Appel, M., Hizlan, D., Vinothkumar, K. R., Ziegler, C., & Kühlbrandt, W. (2009). Conformations of NhaA, the Na⁺/H⁺ Exchanger from Escherichia coli, in the pH-Activated and Ion-Translocating States. Journal of Molecular Biology, 388(3), 659-672. doi:10.1016/j.jmb.2009.03.010.

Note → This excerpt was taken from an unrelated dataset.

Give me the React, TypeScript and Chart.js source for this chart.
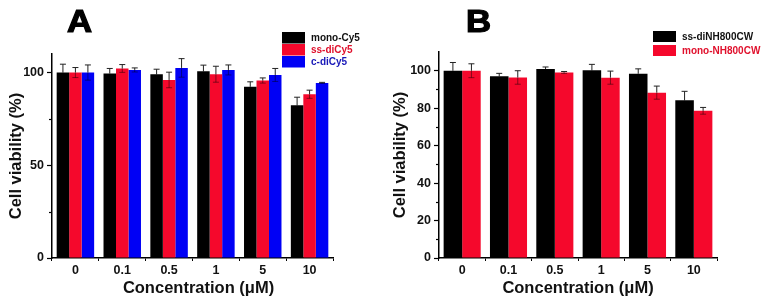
import React, { useEffect, useRef } from "react";
import { Chart, registerables } from "chart.js";
Chart.register(...registerables);

// ---------- data ----------
const categories = ["0", "0.1", "0.5", "1", "5", "10"];

// Panel A
const monoCy5 = [100, 99.5, 99.1, 100.7, 92.3, 82.4];
const monoCy5Err = [4.5, 2.7, 2.7, 3.3, 2.7, 4.3];
const ssDiCy5 = [100, 102.2, 96.0, 99.1, 95.7, 88.3];
const ssDiCy5Err = [2.7, 2.1, 4.2, 4.3, 1.4, 2.2];
const cDiCy5 = [100, 101.4, 102.5, 101.4, 98.7, 94.4];
const cDiCy5Err = [4.1, 1.1, 5.0, 2.7, 3.5, 0.3];

// Panel B
const ssDiNH800CW = [100, 97.0, 100.9, 100.2, 98.4, 84.2];
const ssDiNH800CWErr = [4.4, 1.6, 1.1, 3.2, 2.6, 4.8];
const monoNH800CW = [100, 96.4, 99.1, 96.3, 88.3, 78.6];
const monoNH800CWErr = [3.7, 3.6, 0.5, 3.5, 3.5, 1.8];

const yMajorA = [0, 50, 100];
const yMinorA = [25, 75];
const yMajorB = [0, 20, 40, 60, 80, 100];
const yMinorB = [10, 30, 50, 70, 90];

const xTitle = "Concentration (μM)";
const yTitle = "Cell viability (%)";

const BLACK = "#000000";
const RED = "#f5082c";
const BLUE = "#0000f5";
const FONT = "Arial, 'Liberation Sans', sans-serif";

type PanelCfg = {
  letter: string;
  letterX: number;
  letterY: number;
  series: { label: string; data: number[]; err: number[]; color: string; textColor: string }[];
  major: number[];
  minor: number[];
  padding: { left: number; right: number; top: number; bottom: number };
  yWidth: number;
  legendX: number;
  legendY: number;
  legendBoxH: number;
  legendGap: number;
  yTitlePad: number;
  xTitleShift: number;
};

function decorPlugin(cfg: PanelCfg) {
  return {
    id: "decor",
    afterDatasetsDraw(chart: any) {
      const ctx = chart.ctx;
      const y = chart.scales.y;
      ctx.save();
      chart.data.datasets.forEach((ds: any, i: number) => {
        const meta = chart.getDatasetMeta(i);
        const errs = cfg.series[i].err;
        meta.data.forEach((bar: any, j: number) => {
          const v = ds.data[j];
          const e = errs[j];
          const x = bar.x;
          const yTop = y.getPixelForValue(v + e);
          const yVal = y.getPixelForValue(v);
          const yBot = y.getPixelForValue(v - e);
          ctx.lineWidth = 1;
          ctx.strokeStyle = "rgba(0,0,0,0.45)";
          ctx.beginPath();
          ctx.moveTo(x, yVal);
          ctx.lineTo(x, yBot);
          ctx.moveTo(x - 3, yBot);
          ctx.lineTo(x + 3, yBot);
          ctx.stroke();
          ctx.strokeStyle = "#222";
          ctx.beginPath();
          ctx.moveTo(x, yVal);
          ctx.lineTo(x, yTop);
          ctx.moveTo(x - 3, yTop);
          ctx.lineTo(x + 3, yTop);
          ctx.stroke();
        });
      });
      ctx.restore();
    },
    afterDraw(chart: any) {
      const ctx = chart.ctx;
      const y = chart.scales.y;
      const xs = chart.scales.x;
      const left = chart.chartArea.left;
      ctx.save();
      // minor ticks
      ctx.strokeStyle = BLACK;
      ctx.lineWidth = 1.2;
      cfg.minor.forEach((v) => {
        const py = Math.round(y.getPixelForValue(v)) + 0.5;
        ctx.beginPath();
        ctx.moveTo(left - 3, py);
        ctx.lineTo(left, py);
        ctx.stroke();
      });
      // x axis title
      ctx.fillStyle = "#111";
      ctx.font = `bold 16.5px ${FONT}`;
      ctx.textAlign = "center";
      ctx.textBaseline = "middle";
      ctx.fillText(xTitle, (xs.left + xs.right) / 2 + cfg.xTitleShift, 288);
      // legend
      ctx.font = `bold 10px ${FONT}`;
      ctx.textBaseline = "middle";
      ctx.textAlign = "left";
      cfg.series.forEach((s, i) => {
        const by = cfg.legendY + i * (cfg.legendBoxH + cfg.legendGap);
        ctx.fillStyle = s.color;
        ctx.fillRect(cfg.legendX, by, 23, cfg.legendBoxH);
        ctx.fillStyle = s.textColor;
        ctx.fillText(s.label, cfg.legendX + 29, by + cfg.legendBoxH / 2 + 0.5);
      });
      // panel letter
      ctx.fillStyle = BLACK;
      ctx.font = `bold 31px ${FONT}`;
      ctx.textBaseline = "alphabetic";
      ctx.save();
      ctx.translate(cfg.letterX, cfg.letterY);
      ctx.scale(1.12, 1);
      ctx.lineWidth = 1.2;
      ctx.strokeStyle = BLACK;
      ctx.fillText(cfg.letter, 0, 0);
      ctx.strokeText(cfg.letter, 0, 0);
      ctx.restore();
      ctx.restore();
    },
  };
}

function makeConfig(cfg: PanelCfg): any {
  const majorSet = cfg.major;
  return {
    type: "bar",
    data: {
      labels: categories,
      datasets: cfg.series.map((s) => ({
        label: s.label,
        data: s.data,
        backgroundColor: s.color,
        borderWidth: 0,
        categoryPercentage: 0.8,
        barPercentage: 1,
      })),
    },
    options: {
      responsive: false,
      animation: false,
      devicePixelRatio: 1,
      layout: { padding: cfg.padding },
      plugins: {
        legend: { display: false },
        tooltip: { enabled: false },
      },
      scales: {
        x: {
          type: "category",
          offset: true,
          grid: {
            display: true,
            drawOnChartArea: false,
            offset: true,
            tickLength: 3,
            tickColor: BLACK,
            tickWidth: 1,
          },
          border: { display: true, color: BLACK, width: 1.5 },
          ticks: {
            color: "#111",
            padding: 2,
            font: { family: FONT, size: 12.5, weight: "bold" },
            maxRotation: 0,
          },
          title: { display: false },
          afterFit: (scale: any) => {
            scale.height = 45;
          },
        },
        y: {
          type: "linear",
          min: 0,
          max: 110,
          afterBuildTicks: (scale: any) => {
            scale.ticks = majorSet.map((v) => ({ value: v }));
          },
          grid: {
            display: true,
            drawOnChartArea: false,
            tickLength: 5,
            tickColor: BLACK,
            tickWidth: 1.2,
          },
          border: { display: true, color: BLACK, width: 1.5 },
          ticks: {
            color: "#111",
            padding: 3,
            font: { family: FONT, size: 12.5, weight: "bold" },
          },
          title: {
            display: true,
            text: yTitle,
            color: "#111",
            font: { family: FONT, size: 16.5, weight: "bold", lineHeight: 1.2 },
            padding: { top: cfg.yTitlePad, bottom: 0 },
          },
          afterFit: (scale: any) => {
            scale.width = cfg.yWidth;
          },
        },
      },
    },
    plugins: [decorPlugin(cfg)],
  };
}

const panelA: PanelCfg = {
  letter: "A",
  letterX: 67,
  letterY: 32,
  series: [
    { label: "mono-Cy5", data: monoCy5, err: monoCy5Err, color: BLACK, textColor: "#111" },
    { label: "ss-diCy5", data: ssDiCy5, err: ssDiCy5Err, color: RED, textColor: "#e0102c" },
    { label: "c-diCy5", data: cDiCy5, err: cDiCy5Err, color: BLUE, textColor: "#1818b8" },
  ],
  major: yMajorA,
  minor: yMinorA,
  padding: { left: 0, right: 47, top: 54, bottom: 0 },
  yWidth: 52,
  legendX: 282,
  legendY: 32,
  legendBoxH: 11.5,
  legendGap: 0.5,
  yTitlePad: 7,
  xTitleShift: 6,
};

const panelB: PanelCfg = {
  letter: "B",
  letterX: 86,
  letterY: 32,
  series: [
    { label: "ss-diNH800CW", data: ssDiNH800CW, err: ssDiNH800CWErr, color: BLACK, textColor: "#111" },
    { label: "mono-NH800CW", data: monoNH800CW, err: monoNH800CWErr, color: RED, textColor: "#e0102c" },
  ],
  major: yMajorB,
  minor: yMinorB,
  padding: { left: 0, right: 46, top: 52, bottom: 0 },
  yWidth: 59,
  legendX: 273,
  legendY: 31,
  legendBoxH: 11,
  legendGap: 3,
  yTitlePad: 11,
  xTitleShift: 0,
};

function Panel({ cfg, left, width }: { cfg: PanelCfg; left: number; width: number }) {
  const ref = useRef<HTMLCanvasElement | null>(null);
  useEffect(() => {
    if (!ref.current) return;
    const chart = new Chart(ref.current, makeConfig(cfg));
    return () => chart.destroy();
  }, []);
  return (
    <div style={{ position: "absolute", left, top: 0, width, height: 303 }}>
      <canvas ref={ref} width={width} height={303} style={{ display: "block", width, height: 303 }} />
    </div>
  );
}

export default function App() {
  return (
    <div style={{ position: "absolute", left: 0, top: 0, width: 763, height: 303, background: "#ffffff", overflow: "hidden" }}>
      <Panel cfg={panelA} left={0} width={380} />
      <Panel cfg={panelB} left={380} width={383} />
    </div>
  );
}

Cite as: https://hdl.handle.net/11858/00-001M-0000-0024-D781-3

Abstract

NhaA, the main sodium–proton exchanger in the inner membrane of Escherichia coli, regulates the cytosolic concentrations of H⁺ and Na⁺. It is inactive at acidic pH, becomes active between pH 6 and pH 7, and reaches maximum activity at pH 8. By cryo-electron microscopy of two-dimensional crystals grown at pH 4 and incubated at higher pH, we identified two sequential conformational changes in the protein in response to pH or substrate ions. The first change is induced by a rise in pH from 6 to 7 and marks the transition from the inactive state to the pH-activated state. pH activation, which precedes the ion-induced conformational change, is accompanied by an overall expansion of the NhaA monomer and a local ordering of the N-terminus. The second conformational change is induced by the substrate ions Na⁺ and Li⁺ at pH above 7 and involves a 7-Å displacement of helix IVp. This movement would cause a charge imbalance at the ion-binding site that may trigger the release of the substrate ion and open a periplasmic exit channel.